The large, inviting communal space was designed by Michael Azulay. In its center is a semicircular sofa, set off with ropes, and surrounded by seating of different kinds. There’s also a performance stage, a bar adorned with illustrated ceramic tiles, a billiard table and a balcony. Drawings on the colored walls are resonant with history – from the carrier pigeon to email.
According to the hostel’s manager, Alex Taliansky, they offer services over and above lodgings. “There are performances here twice a week,” he notes. “We offer beer and hummus workshops and also yoga classes. We have inexpensive, or free tours of the Old City, Mea She’arim [a Haredi neighborhood] and other places in the city.”
The blossoming of medium-level hotels in Jerusalem is basically a positive development. It attracts non-affluent tourists, renews historic buildings and is a shot of adrenaline for the city center. But there are also negative implications. The head of the Lev Ha’ir municipal directorate, Ofir Lang, observes that the center of the city will not be a success without a proper combination of tourism, business and residences. “In the long run, we see ongoing harm to the residents because of the priority being given to hotel rooms,” he cautions. “We saw that when we fought to have the Experimental School remain at its site in the center of the city – they wanted to turn it into a hotel. If the city center becomes solely tourism-oriented, there will be no residents to safeguard it.”

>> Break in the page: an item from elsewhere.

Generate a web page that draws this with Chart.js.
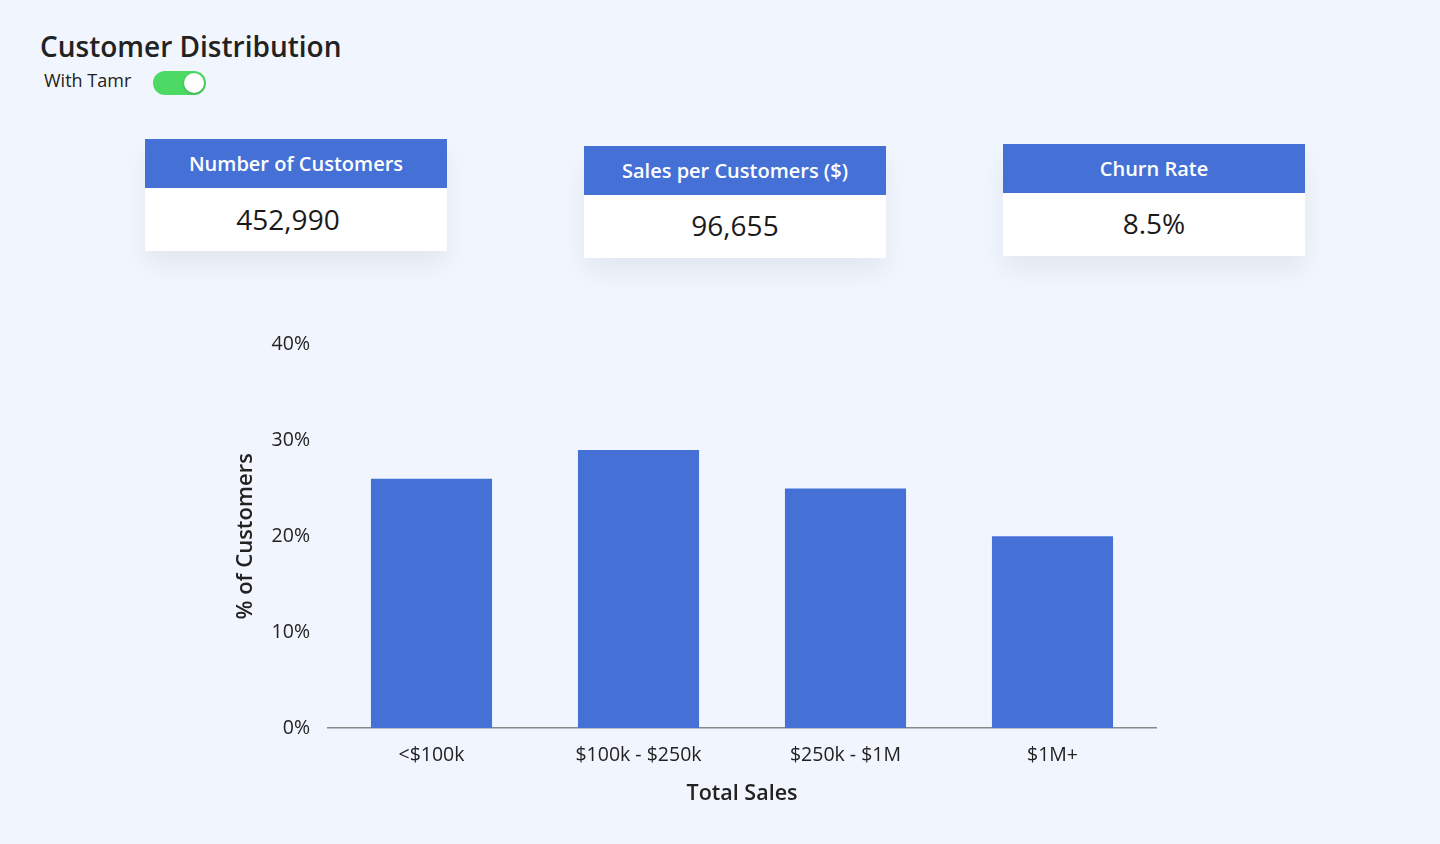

Lang is apprehensive that Jerusalem will become another Barcelona or Venice, where the historic center is devoid of inhabitants. “That could be a problem in a city like Jerusalem, which suffers from a sensitive security situation, because it’s the residents who are here in the difficult times,” he says. “They are the ones who safeguard the city’s security, keep the local business going and fight for what’s needed.”